After a few panels of Rumbling horror, we get a better view of Eren’s huge Founding Titan body.
And on that panel we read the words: “They were always just there, wherever I looked, from the day I was born… Those miserable walls.”
He thinks back to when he was a child and believed that anyone who saw outside the wall would be the freest person in the world.
And while he’s trampling the world beneath him, a “child Eren” is above all the despair, looking into the skies happily, enjoying freedom. Some have supposed this might be age regression. But it’s likely even deeper than that, and connected to the Paths.
“We finally made it,” child Eren is saying, marveling at the view of the skies. (It’s important to note, I think, that he’s looking up into the sky, not down at the destruction.)

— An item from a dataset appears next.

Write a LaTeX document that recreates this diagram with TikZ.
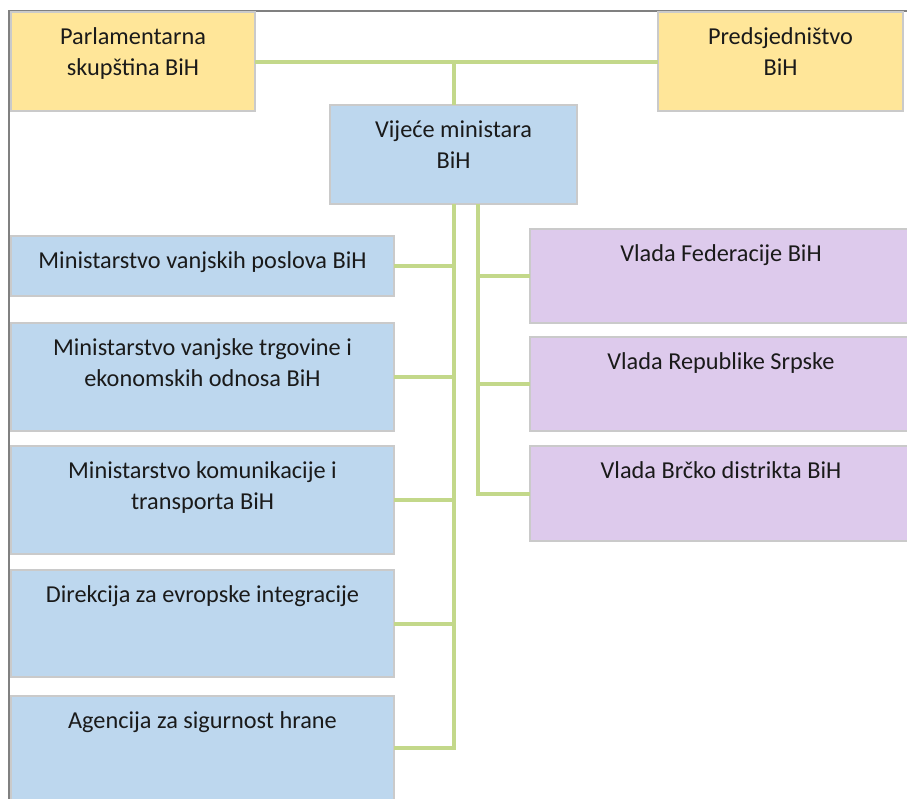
\documentclass[tikz,border=0pt]{standalone}
\usepackage{fontspec}
\setmainfont{Carlito}
\definecolor{yfill}{HTML}{FFE699}
\definecolor{bfill}{HTML}{BDD7EE}
\definecolor{pfill}{HTML}{DDCAEC}
\definecolor{edgegray}{HTML}{CACACA}
\definecolor{conngreen}{HTML}{C3D88A}
\definecolor{framegray}{HTML}{808080}
\definecolor{ink}{HTML}{1A1A1A}
\newcommand{\bxt}[4]{\parbox[c][#2pt][t]{#1pt}{\centering\rule{0pt}{#3pt}#4}}
\begin{document}
\begin{tikzpicture}[x=1pt,y=-1pt,
  box/.style={draw=edgegray,line width=1.5pt,inner sep=0pt,outer sep=0pt,text=ink,
              font=\fontsize{24.3}{31}\selectfont},
  yel/.style={box,fill=yfill},
  blu/.style={box,fill=bfill},
  pur/.style={box,fill=pfill},
  conn/.style={draw=conngreen,line width=4pt,line join=miter},
  framel/.style={draw=framegray,line width=2pt}]
\useasboundingbox (0,0) rectangle (907,798);
\clip (0,0) rectangle (907,798);
\fill[white] (0,0) rectangle (907,798);
\draw[framel] (9,800) -- (9,10.5) -- (910,10.5);

\node[yel] (parl) at (133,61.5) {\bxt{244}{99}{32}{Parlamentarna\\skupština BiH}};
\node[yel] (pred) at (780.5,61.5) {\bxt{245}{99}{32}{Predsjedništvo\\BiH}};
\node[blu] (vije) at (453.5,154.5) {\bxt{247}{99}{32}{Vijeće ministara\\BiH}};

\node[blu] (b1) at (202.5,266) {\bxt{383}{60}{32}{Ministarstvo vanjskih poslova BiH}};
\node[blu] (b2) at (202.5,377) {\bxt{383}{108}{32}{Ministarstvo vanjske trgovine i\\ekonomskih odnosa BiH}};
\node[blu] (b3) at (202.5,500) {\bxt{383}{108}{32}{Ministarstvo komunikacije i\\transporta BiH}};
\node[blu] (b4) at (202.5,623.5) {\bxt{383}{107}{32}{Direkcija za evropske integracije}};
\node[blu] (b5) at (202.5,748) {\bxt{383}{104}{32}{Agencija za sigurnost hrane}};

\node[pur] (p1) at (721,276) {\bxt{382}{94}{32}{Vlada Federacije BiH}};
\node[pur] (p2) at (721,384) {\bxt{382}{94}{32}{Vlada Republike Srpske}};
\node[pur] (p3) at (721,493.5) {\bxt{382}{95}{32}{Vlada Brčko distrikta BiH}};

\coordinate (tl) at (vije.south);
\coordinate (tr) at (478,204);

\draw[conn] (parl.east) -- (pred.west);
\draw[conn] (vije.north |- parl.east) -- (vije.north);

\draw[conn] (tl) |- (b5.east);
\draw[conn] (tl |- b1.east) -- (b1.east);
\draw[conn] (tl |- b2.east) -- (b2.east);
\draw[conn] (tl |- b3.east) -- (b3.east);
\draw[conn] (tl |- b4.east) -- (b4.east);

\draw[conn] (tr) |- (p3.west);
\draw[conn] (tr |- p1.west) -- (p1.west);
\draw[conn] (tr |- p2.west) -- (p2.west);
\end{tikzpicture}
\end{document}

Is Eren “splitting his personality” like Reiner did because he’s so overcome with grief? Is his child-side being spared and disassociating from the horrors beneath him? Did Ymir step in and shield him from the truth of what he is doing?
It’s tough to determine in that moment. It appears that Child Eren is in the Paths and calls Armin up there to join him for a brief moment, just like Eren had once called all Eldians into the path with him. It’s only for a brief moment. Armin sees him, recognizes him, and then is back out.
Is there any chance that Child Eren has been in the Paths for a long time, trapped in a sense? Or is this a new defense mechanism that Eren just created?
Armin & Annie’s Conversation Grounds Us Again
In the midst of the horror, we’re brought back to what the crew is trying to do to stop Eren. We see an interesting conversation between Armin and Annie. Annie invites him to sit next to her, and thanks him for talking to her all those years that she was trapped in the shell she had created.
She asks why he spent so much time with her, and Armin tells her that it’s because he missed her. He asks her if she still doesn’t “get it,” even after how Hitch teased him. And she doesn’t understand at all. She ends up chalking it up to Armin being a good person and trying to stop conflict. He talked to Annie for the same reason he is still trying to reach Eren. She cannot accept that he might like her for who she is.
But Armin doesn’t believe he’s a good person anymore. And he feels some responsibility, since as a child he dreamed of the world outside the walls and urged Eren to dream with him. He wants to believe there is still something akin to what he dreamed of out there.
And really, there could be. They’ve barely seen any of the outside world, and Eren took the parts he saw as enough proof that he needed to destroy it. But they’ve hardly seen anything in the outside world except Marley. Which makes Eren’s decision even more tragic.
I still can’t truly wrap my mind around Armin’s love for Annie. They didn’t connect that deeply before they realized she was the Female Titan. I can’t help but wonder if the idea that Bertholdt still had some influence on him was somehow true.
In the end, we see a closeup of Eren in his new, contorted form. His eyes are downcast. He’s horrified by what he’s doing, but still is moving forward.
And Armin is still clinging to the hope that something, somehow can change.
It’s a horrifying but incredibly well done chapter. And it will leave you thinking for a long time.